Looks like you are suggesting each input image would be processed by the model and the final outputs then looked at and deduced outside the process of the ML model? Thank you for sharing.

YOLO is designed to solve a different problem. It takes images input one at a time, runs each one through its forward propagation and outputs a set of predictions regarding object localization and classification from that image and that image alone. The YOLO pipeline does not deal with fusing features or information from multiple input images.

+1 on what @paulinpaloalto suggests above, which is the community needs more information about what information derives from multiple images. Object movement, perhaps?

If it is object movement, or tracking, you might find some useful ideas here: OpenCV Object Tracking - PyImageSearch

Looking forward to learning more

1 Like

License plate for instance

Once in production, will you be comparing the license plate with one stored in a database to, say, grant access?

There is a similar lab in Deep Learning Specialization for detecting faces to grant access.

Not comparing from database, but a ML problem of predicting licence numbers on the fly after training from an input stream of frames

Was wondering if a model could be applied to the stream first and then a single image to YOLO

Curious about it: by “predicting license numbers on the fly” you mean "predicting what’s the next license to pass by a certain place, for instance?

For instance, in a shopping center with an entrance… this system would predict what’s the next license plate coming in? or going out?

You can have a video stream, yes, and you can identify the license plates of the vehicles, yes, and assuming enough resolution, you can read the license plates, all this with YOLO, and even more efficiently and accurately with YOLO v8. And this would be a real time identification.

Check out the image below - real time identification of objects.

This GitHub is an example of YOLO used to detect license plates.

And this other project reads the plates.

Another option to implement what I think you are trying to do (Read license plates) is by using OpenCV, a very good library for computer vision.

1 Like

Thank you very much, Juan. This ML community is so helpful…

1 Like

No not predicting the next one. Just the current one from a stream

Got it. Then, some of the above links will certainly help you.

It sounds to me like there is no information from the sequence of images. You grab a frame from the video, process it. Grab another frame, and process it independently. You are not trying to track object movement from frame to frame, which is something an autonomous vehicle, for example, needs to do. Do an interweb search on machine learning license plates and you’ll find a bunch of hits.

Check out this youtube:

Live and moving tracking of objects. This one was done with YOLO v3

Does it look like what you are looking for?

1 Like

I’m not convinced that any version of YOLO does tracking, which requires localization, classification and identification. By that I mean it has to know that the object classified as a dog in frame 1 and the object classified as dog in frame 2 are the same object. Or be able to distinguish and follow all the individual humans at the subway from frame to frame. Not just put a class labelled frame around them. In addition, I am not aware that any version of YOLO can read characters on a license plate. To the best of my knowledge it can only localize and classify. Very confident of this for v1, v2 and YOLO 9000, but I will reread the v3 and v4 papers at earliest opportunity.
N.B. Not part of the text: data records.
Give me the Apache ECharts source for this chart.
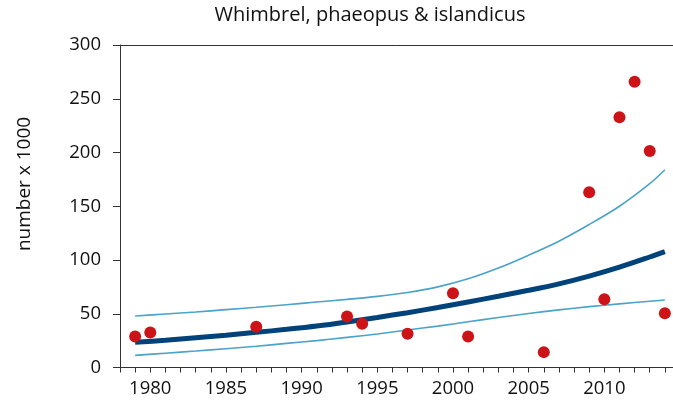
<!DOCTYPE html>
<html>
<head>
<meta charset="utf-8">
<script src="https://cdn.jsdelivr.net/npm/echarts@6/dist/echarts.min.js"></script>
<style>
html,body{margin:0;padding:0;background:#fff;}
#c{width:673px;height:405px;}
</style>
</head>
<body>
<div id="c"></div>
<script>
var titleText = 'Whimbrel, phaeopus & islandicus';
var yAxisName = 'number x 1000';

// observed counts (year, number x 1000)
var obsYears  = [1979, 1980, 1987, 1993, 1994, 1997, 2000, 2001, 2006, 2009, 2010, 2011, 2012, 2013, 2014];
var obsValues = [28.8, 32.5, 37.8, 47.4, 40.6, 31.3, 69.1, 28.8, 14.3, 163, 63.5, 232.7, 265.9, 201.4, 50.5];

// trend line (thick dark)
var trendYears  = [1979, 1981, 1983, 1985, 1987, 1989, 1991, 1993, 1995, 1997, 1999, 2001, 2003, 2005, 2007, 2009, 2011, 2013, 2014];
var trendValues = [23.4, 25.4, 27.7, 30.1, 32.7, 35.5, 38.6, 42.4, 46.6, 51.0, 55.8, 61.0, 66.3, 71.8, 77.8, 85.0, 93.3, 102.8, 107.8];

// upper confidence limit
var upperYears  = [1979, 1981, 1983, 1985, 1987, 1989, 1991, 1993, 1995, 1997, 1999, 2001, 2003, 2005, 2007, 2009, 2011, 2013, 2014];
var upperValues = [47.9, 49.7, 51.6, 53.8, 56.0, 58.4, 60.9, 63.4, 66.2, 69.8, 75.0, 82.5, 92.5, 104.5, 117.5, 133, 150, 171, 184];

// lower confidence limit
var lowerYears  = [1979, 1981, 1983, 1985, 1987, 1989, 1991, 1993, 1995, 1997, 1999, 2001, 2003, 2005, 2007, 2009, 2011, 2013, 2014];
var lowerValues = [11.3, 13.3, 15.3, 17.5, 19.8, 22.4, 25.0, 28.0, 31.2, 34.9, 38.5, 42.5, 46.5, 50.3, 53.6, 56.6, 59.2, 61.6, 62.8];

var yTickLabels = ['0', '50', '100', '150', '200', '250', '300'];
var xLabelYears = [1980, 1985, 1990, 1995, 2000, 2005, 2010];

function pairs(xs, ys) { return xs.map(function (x, i) { return [x, ys[i]]; }); }

var FONT = '"Open Sans", sans-serif';
var AX = '#333';
var FS = 18.5;

var chart = echarts.init(document.getElementById('c'), null, {renderer: 'canvas'});
chart.setOption({
  animation: false,
  backgroundColor: '#fff',
  textStyle: {fontFamily: FONT},
  title: {
    text: titleText,
    left: 365,
    top: 0,
    textAlign: 'center',
    textStyle: {fontFamily: FONT, fontSize: 20, fontWeight: 'normal', color: '#111'}
  },
  graphic: [{
    type: 'text',
    x: 25,
    y: 184,
    rotation: Math.PI / 2,
    style: {
      text: yAxisName,
      font: '19px ' + FONT,
      fill: '#111',
      align: 'center',
      verticalAlign: 'middle'
    }
  }],
  grid: {
    left: 120, top: 45, right: -7, bottom: 37.5,
    outerBoundsMode: 'none',
    containLabel: false,
    show: false
  },
  xAxis: [{
    type: 'value',
    min: 1978, max: 2015, interval: 1,
    axisLine: {show: true, onZero: false, lineStyle: {color: AX, width: 1}},
    axisTick: {show: true, length: 5, lineStyle: {color: AX}},
    splitLine: {show: false},
    axisLabel: {
      margin: 12,
      fontSize: FS, color: '#111', fontFamily: FONT,
      formatter: function (v) { return xLabelYears.indexOf(v) >= 0 ? String(v) : ''; }
    }
  }, {
    type: 'value', position: 'top',
    min: 1978, max: 2015, interval: 1,
    axisLine: {show: true, onZero: false, lineStyle: {color: AX, width: 1}},
    axisTick: {show: false}, axisLabel: {show: false}, splitLine: {show: false}
  }],
  yAxis: {
    type: 'value',
    min: 0, max: 300, interval: 50,
    axisLine: {show: true, lineStyle: {color: AX, width: 1}},
    axisTick: {show: true, length: 7, lineStyle: {color: AX}},
    splitLine: {show: false},
    axisLabel: {
      margin: 19,
      fontSize: FS, color: '#111', fontFamily: FONT,
      formatter: function (v) { var i = v / 50; return yTickLabels[i] !== undefined ? yTickLabels[i] : ''; }
    }
  },
  series: [
    {
      type: 'line', name: 'upper', data: pairs(upperYears, upperValues),
      smooth: 0.3, showSymbol: false, symbol: 'none',
      lineStyle: {color: '#4aa3c8', width: 1.6}, z: 2
    },
    {
      type: 'line', name: 'lower', data: pairs(lowerYears, lowerValues),
      smooth: 0.3, showSymbol: false, symbol: 'none',
      lineStyle: {color: '#4aa3c8', width: 1.6}, z: 2
    },
    {
      type: 'line', name: 'trend', data: pairs(trendYears, trendValues),
      smooth: 0.3, showSymbol: false, symbol: 'none',
      lineStyle: {color: '#00437a', width: 5}, z: 3
    },
    {
      type: 'scatter', name: 'counts', data: pairs(obsYears, obsValues),
      symbol: 'circle', symbolSize: 12,
      itemStyle: {color: '#cc1418', opacity: 1}, z: 5
    }
  ]
});
</script>
</body>
</html>
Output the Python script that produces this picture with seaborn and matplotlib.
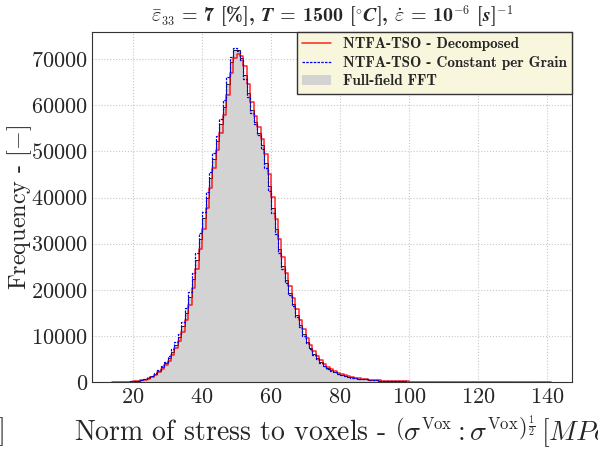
import numpy as np
import pandas as pd
import matplotlib
matplotlib.use("Agg")
import matplotlib.pyplot as plt
import seaborn as sns
from matplotlib import _mathtext
from matplotlib.lines import Line2D
from matplotlib.patches import Patch

# -----------------------------
# DATA (1 MPa wide bins starting at 14 MPa)
# -----------------------------
bin_start = 14
bin_width = 1

fft_counts = [
    1, 3, 8, 20, 45, 90,
    160, 270, 420, 620, 900, 1250, 1750, 2400, 3200, 4100,
    5200, 6600, 8100, 9800, 12100, 15000, 18400, 22300, 26500, 31000,
    35500, 40000, 44300, 48400, 52300, 55900, 59700, 64600, 69500, 72100,
    71900, 70300, 66600, 62600, 59000, 56400, 54100, 51400, 47500, 42500,
    37800, 33100, 28800, 25200, 22100, 19400, 16900, 14600, 12400, 10400,
    8700, 7300, 6100, 5100, 4250, 3550, 2980, 2520, 2140, 1830,
    1570, 1350, 1160, 1000, 865, 750, 650, 565, 490, 425,
    370, 322, 280, 244, 212, 185, 161, 140, 122, 106,
    92, 80, 70, 61, 53, 46, 40, 35, 30, 26,
    23, 20, 17, 15, 13, 11, 10, 9, 8, 7,
    6, 5, 5, 4, 4, 3, 3, 3, 2, 2,
    2, 2, 1, 1, 1, 1, 1, 1, 1, 1,
    1,
]

decomposed_counts = [
    0, 2, 5, 14, 32, 68,
    125, 215, 345, 520, 760, 1075, 1500, 2075, 2800, 3650,
    4650, 5900, 7350, 8950, 10950, 13550, 16700, 20350, 24400, 28750,
    33250, 37750, 42150, 46350, 50350, 54100, 57800, 62150, 67000, 70300,
    71200, 70800, 68500, 64600, 60800, 57700, 55250, 52750, 49450, 45000,
    40150, 35450, 30950, 27000, 23650, 20750, 18150, 15750, 13500, 11400,
    9550, 8000, 6700, 5600, 4675, 3900, 3265, 2750, 2330, 1985,
    1700, 1460, 1255, 1080, 932, 808, 700, 608, 528, 458,
    398, 346, 301, 262, 228, 198, 173, 150, 131, 114,
    99, 86, 75, 65, 57, 50, 43, 38, 33, 28,
    25, 21, 18, 16, 14, 12, 11, 10, 9, 8,
    7, 6, 5, 5, 4, 4, 3, 3, 3, 2,
    2, 2, 2, 1, 1, 1, 1, 1, 1, 1,
    1,
]

grain_counts = [
    1, 4, 11, 27, 58, 112,
    195, 315, 480, 700, 1000, 1400, 1950, 2650, 3470, 4430,
    5620, 7050, 8600, 10500, 12950, 16000, 19600, 23600, 27900, 32400,
    36900, 41300, 45500, 49600, 53400, 57000, 61200, 66100, 70400, 72500,
    71700, 69800, 65800, 61800, 58400, 55900, 53500, 50500, 46300, 41400,
    36700, 32200, 28000, 24500, 21500, 18900, 16400, 14100, 12000, 10050,
    8400, 7050, 5900, 4950, 4120, 3450, 2900, 2450, 2080, 1780,
    1530, 1310, 1130, 975, 840, 730, 632, 550, 477, 414,
    360, 313, 272, 237, 206, 180, 157, 136, 119, 103,
    90, 78, 68, 59, 51, 45, 39, 34, 29, 25,
    22, 19, 17, 14, 12, 11, 10, 8, 7, 6,
    6, 5, 4, 4, 3, 3, 3, 2, 2, 2,
    2, 1, 1, 1, 1, 1, 1, 1, 1, 1,
    1,
]

labels = ["NTFA-TSO - Decomposed", "NTFA-TSO - Constant per Grain", "Full-field FFT"]

n_bins = len(fft_counts)
bin_end = bin_start + n_bins * bin_width
df = pd.DataFrame({
    "stress": bin_start + bin_width * (np.arange(n_bins) + 0.5),
    "fft": fft_counts,
    "decomposed": decomposed_counts,
    "grain": grain_counts,
})
hist_kws = dict(data=df, x="stress", binwidth=bin_width, binrange=(bin_start, bin_end),
                element="step")

# -----------------------------
# STYLE
# -----------------------------
sns.set_style("ticks")
plt.rcParams["font.family"] = ["cmr10", "DejaVu Serif"]
plt.rcParams["mathtext.fontset"] = "cm"
plt.rcParams["axes.unicode_minus"] = False
plt.rcParams["axes.formatter.use_mathtext"] = True
# smaller super/subscripts, closer to the LaTeX original
_mathtext.SHRINK_FACTOR = 0.6

fig = plt.figure(figsize=(5.98, 4.57), dpi=100)
ax = fig.add_axes([0.1538, 0.1641, 0.8027, 0.7659])

# -----------------------------
# HISTOGRAMS
# -----------------------------
sns.histplot(weights="fft", fill=True, color="lightgray", alpha=1,
             edgecolor="black", linewidth=0.6, ax=ax, **hist_kws)
sns.histplot(weights="decomposed", fill=False, color="red", alpha=0.85, linewidth=1.1,
             ax=ax, **hist_kws)
sns.histplot(weights="grain", fill=False, color="blue", linewidth=0.9,
             linestyle=(0, (2, 1)), ax=ax, **hist_kws)

ax.set_xlim(8.1, 147.2)
ax.set_ylim(0, 75900)
ax.set_xticks([20, 40, 60, 80, 100, 120, 140])
ax.set_yticks(np.arange(0, 70001, 10000))
ax.tick_params(labelsize=16, length=0, pad=3)
ax.tick_params(axis="x", pad=4)
ax.grid(True, linestyle=":", color="#c8c8c8", linewidth=0.8)
ax.set_axisbelow(True)
for s in ax.spines.values():
    s.set_color("#333333")

ax.set_ylabel(r"Frequency - $[-]$", fontsize=17.4)
ax.yaxis.set_label_coords(-0.12, 0.5)

ax.set_xlabel(r"Norm of stress to voxels - $\left(\sigma^{\mathrm{Vox}}:\sigma^{\mathrm{Vox}}\right)^{\frac{1}{2}}\,[MPa]$",
              fontsize=20)
ax.xaxis.set_label_coords(0.525, -0.088)

ax.set_title(r"$\boldsymbol{\bar{\varepsilon}_{33}}$ = 7 [%], $\boldsymbol{T}$ = 1500 [$^{\circ}\boldsymbol{C}$], "
             r"$\boldsymbol{\dot{\varepsilon}}$ = 10$^{-6}$ [$\boldsymbol{s}$]$^{-1}$",
             fontsize=14.5, fontfamily="cmb10", pad=7)
fig.text(5 / 598, 1 - 432 / 457, "]", fontsize=21, ha="right", va="center")

handles = [
    Line2D([], [], color="red", alpha=0.85, linewidth=1.1),
    Line2D([], [], color="blue", linewidth=0.9, linestyle=(0, (2, 1))),
    Patch(facecolor="lightgray", edgecolor="none"),
]
leg = ax.legend(handles, labels, loc="upper right", borderaxespad=0, fancybox=False,
                framealpha=1, facecolor="#f8f6dc", edgecolor="#333333",
                prop={"family": "cmb10", "size": 10.9}, labelspacing=0.3,
                borderpad=0.35, handlelength=1.9, handletextpad=0.8)

fig.savefig("out.png", dpi=100)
May be a combination of models?

With YOLO v8 you can certainly identify the license plates in real time, in motion. So the next step is to extract the data from each license plate. If YOLO cannot read the license plates, we can extract them and pass them to OpenCV to read them.

Since Yolo v8 was released, there’s been plenty of posts with sample applications, some include the license plates project provided above.

@ai_curious what do you think?

PS: I’ve been looking at previous versions of YOLO and even from YOLO v3 there’s the capability to localize, classify and identity objects in real time, in motion. Here’s one more link, now with YOLO v3, showing how to do it.

1 Like

I do think it will require an ensemble to read characters on license plates. One part or model to localize the plate, one part to do OCR on the alphanumeric of each plate image region.

On the linked v3 how-to video at the 22:50 mark the narrator says ‘running it as frames’ which is what I mention above. Each set of predictions is run independently on a single frame image input. Because the predicted bounding boxes from the sequence of frames appear to move when overlaid on the video, it looks like tracking is happening. But I don’t think it is…it is only localization (and visualization) happening quickly. I think it is only the human observer that is connecting the bounding box ‘movement’, like drawings on a stack of cards flipping past your eyes, and doing the ‘tracking’, not YOLO v3.

Thank you both for this interesting piece of information. I am thinking detection followed by segmentation followed by OCR. Which models to use for the 3 pieces is not clear still.